*SET EXERCISE*
Write out each line word for word. Drop pictures.

*SOURCE MATERIAL*
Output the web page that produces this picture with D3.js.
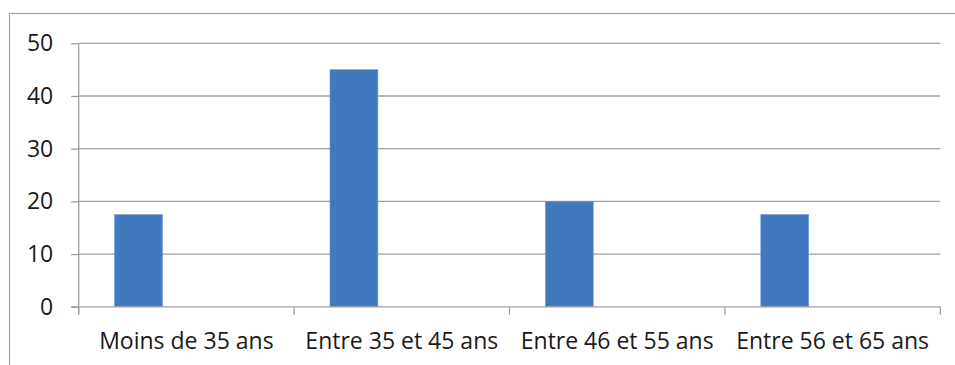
<!DOCTYPE html>
<html>
<head>
<meta charset="utf-8">
<script src="https://cdn.jsdelivr.net/npm/d3@7"></script>
<style>
  html, body { margin: 0; padding: 0; background: #fff; }
  svg { display: block; }
  text { font-family: "Open Sans", sans-serif; font-size: 23px; fill: #1a1a1a; }
</style>
</head>
<body>
<svg id="chart" width="955" height="365"></svg>
<script>
const categories = ["Moins de 35 ans", "Entre 35 et 45 ans", "Entre 46 et 55 ans", "Entre 56 et 65 ans"];
const seriesNames = ["Série1", "Série2", "Série3"];
const series1 = [17.5, 45, 20, 17.5];
const series2 = [0, 0, 0, 0];
const series3 = [0, 0, 0, 0];
const yTicks = [0, 10, 20, 30, 40, 50];

const svg = d3.select("#chart");
const gridColor = "#a0a0a3";

// outer frame
svg.append("rect")
  .attr("x", 9.5).attr("y", 13.5)
  .attr("width", 1000).attr("height", 400)
  .attr("fill", "none").attr("stroke", "#a6a6a6").attr("stroke-width", 1.2);

const pLeft = 78.7, pRight = 940.3, pTop = 43.3, pBottom = 306.8;

const y = d3.scaleLinear().domain([0, 50]).range([pBottom, pTop]);
const x = d3.scaleBand().domain(categories).range([pLeft, pRight]).padding(0);
const xs = d3.scaleBand().domain(seriesNames).range([0, x.bandwidth()])
  .paddingInner(0).paddingOuter(0.75);

// y ticks + labels
const yAxis = d3.axisLeft(y).tickValues(yTicks).tickSize(7.5).tickPadding(18).tickFormat(d3.format("d"));
const gy = svg.append("g").attr("transform", `translate(${pLeft},0)`).call(yAxis);
gy.select(".domain").remove();
gy.selectAll(".tick line").attr("stroke", gridColor).attr("stroke-width", 1.3);
gy.selectAll(".tick text").attr("font-size", 23).attr("font-family", "Open Sans").attr("fill", "#1a1a1a");

// gridlines
svg.append("g").selectAll("line").data(yTicks.filter(d => d !== 0)).join("line")
  .attr("x1", pLeft).attr("x2", pRight)
  .attr("y1", d => y(d)).attr("y2", d => y(d))
  .attr("stroke", gridColor).attr("stroke-width", 1.3);

// bars
const allSeries = [series1, series2, series3];
const barG = svg.append("g");
allSeries.forEach((vals, si) => {
  barG.selectAll(null).data(categories.map((c, i) => ({c, v: vals[i]})).filter(d => d.v > 0)).join("rect")
    .attr("x", d => x(d.c) + xs(seriesNames[si]))
    .attr("y", d => y(d.v))
    .attr("width", xs.bandwidth())
    .attr("height", d => y(0) - y(d.v))
    .attr("fill", "#4079bd")
    .attr("stroke", "#6f9ad0").attr("stroke-width", 0.6);
});

// y axis line
svg.append("line").attr("x1", pLeft).attr("x2", pLeft).attr("y1", pTop).attr("y2", pBottom + 7.5)
  .attr("stroke", gridColor).attr("stroke-width", 1.3);
// x axis line
svg.append("line").attr("x1", pLeft - 7.5).attr("x2", pRight).attr("y1", pBottom).attr("y2", pBottom)
  .attr("stroke", gridColor).attr("stroke-width", 1.3);

// x ticks at category boundaries
const bounds = categories.map(c => x(c)).concat([pRight]);
svg.append("g").selectAll("line").data(bounds).join("line")
  .attr("x1", d => d).attr("x2", d => d)
  .attr("y1", pBottom).attr("y2", pBottom + 8)
  .attr("stroke", gridColor).attr("stroke-width", 1.3);

// x labels
svg.append("g").selectAll("text").data(categories).join("text")
  .attr("x", d => x(d) + x.bandwidth() / 2)
  .attr("y", 349)
  .attr("text-anchor", "middle")
  .text(d => d);
</script>
</body>
</html>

*THE RESULT*
Output the web page that produces this picture with D3.js.
<!DOCTYPE html>
<html>
<head>
<meta charset="utf-8">
<script src="https://cdn.jsdelivr.net/npm/d3@7"></script>
<style>
  html, body { margin: 0; padding: 0; background: #fff; }
  svg { display: block; }
  text { font-family: "Open Sans", sans-serif; font-size: 23px; fill: #1a1a1a; }
</style>
</head>
<body>
<svg id="chart" width="955" height="365"></svg>
<script>
const categories = ["Moins de 35 ans", "Entre 35 et 45 ans", "Entre 46 et 55 ans", "Entre 56 et 65 ans"];
const seriesNames = ["Série1", "Série2", "Série3"];
const series1 = [17.5, 45, 20, 17.5];
const series2 = [0, 0, 0, 0];
const series3 = [0, 0, 0, 0];
const yTicks = [0, 10, 20, 30, 40, 50];

const svg = d3.select("#chart");
const gridColor = "#a0a0a3";

// outer frame
svg.append("rect")
  .attr("x", 9.5).attr("y", 13.5)
  .attr("width", 1000).attr("height", 400)
  .attr("fill", "none").attr("stroke", "#a6a6a6").attr("stroke-width", 1.2);

const pLeft = 78.7, pRight = 940.3, pTop = 43.3, pBottom = 306.8;

const y = d3.scaleLinear().domain([0, 50]).range([pBottom, pTop]);
const x = d3.scaleBand().domain(categories).range([pLeft, pRight]).padding(0);
const xs = d3.scaleBand().domain(seriesNames).range([0, x.bandwidth()])
  .paddingInner(0).paddingOuter(0.75);

// y ticks + labels
const yAxis = d3.axisLeft(y).tickValues(yTicks).tickSize(7.5).tickPadding(18).tickFormat(d3.format("d"));
const gy = svg.append("g").attr("transform", `translate(${pLeft},0)`).call(yAxis);
gy.select(".domain").remove();
gy.selectAll(".tick line").attr("stroke", gridColor).attr("stroke-width", 1.3);
gy.selectAll(".tick text").attr("font-size", 23).attr("font-family", "Open Sans").attr("fill", "#1a1a1a");

// gridlines
svg.append("g").selectAll("line").data(yTicks.filter(d => d !== 0)).join("line")
  .attr("x1", pLeft).attr("x2", pRight)
  .attr("y1", d => y(d)).attr("y2", d => y(d))
  .attr("stroke", gridColor).attr("stroke-width", 1.3);

// bars
const allSeries = [series1, series2, series3];
const barG = svg.append("g");
allSeries.forEach((vals, si) => {
  barG.selectAll(null).data(categories.map((c, i) => ({c, v: vals[i]})).filter(d => d.v > 0)).join("rect")
    .attr("x", d => x(d.c) + xs(seriesNames[si]))
    .attr("y", d => y(d.v))
    .attr("width", xs.bandwidth())
    .attr("height", d => y(0) - y(d.v))
    .attr("fill", "#4079bd")
    .attr("stroke", "#6f9ad0").attr("stroke-width", 0.6);
});

// y axis line
svg.append("line").attr("x1", pLeft).attr("x2", pLeft).attr("y1", pTop).attr("y2", pBottom + 7.5)
  .attr("stroke", gridColor).attr("stroke-width", 1.3);
// x axis line
svg.append("line").attr("x1", pLeft - 7.5).attr("x2", pRight).attr("y1", pBottom).attr("y2", pBottom)
  .attr("stroke", gridColor).attr("stroke-width", 1.3);

// x ticks at category boundaries
const bounds = categories.map(c => x(c)).concat([pRight]);
svg.append("g").selectAll("line").data(bounds).join("line")
  .attr("x1", d => d).attr("x2", d => d)
  .attr("y1", pBottom).attr("y2", pBottom + 8)
  .attr("stroke", gridColor).attr("stroke-width", 1.3);

// x labels
svg.append("g").selectAll("text").data(categories).join("text")
  .attr("x", d => x(d) + x.bandwidth() / 2)
  .attr("y", 349)
  .attr("text-anchor", "middle")
  .text(d => d);
</script>
</body>
</html>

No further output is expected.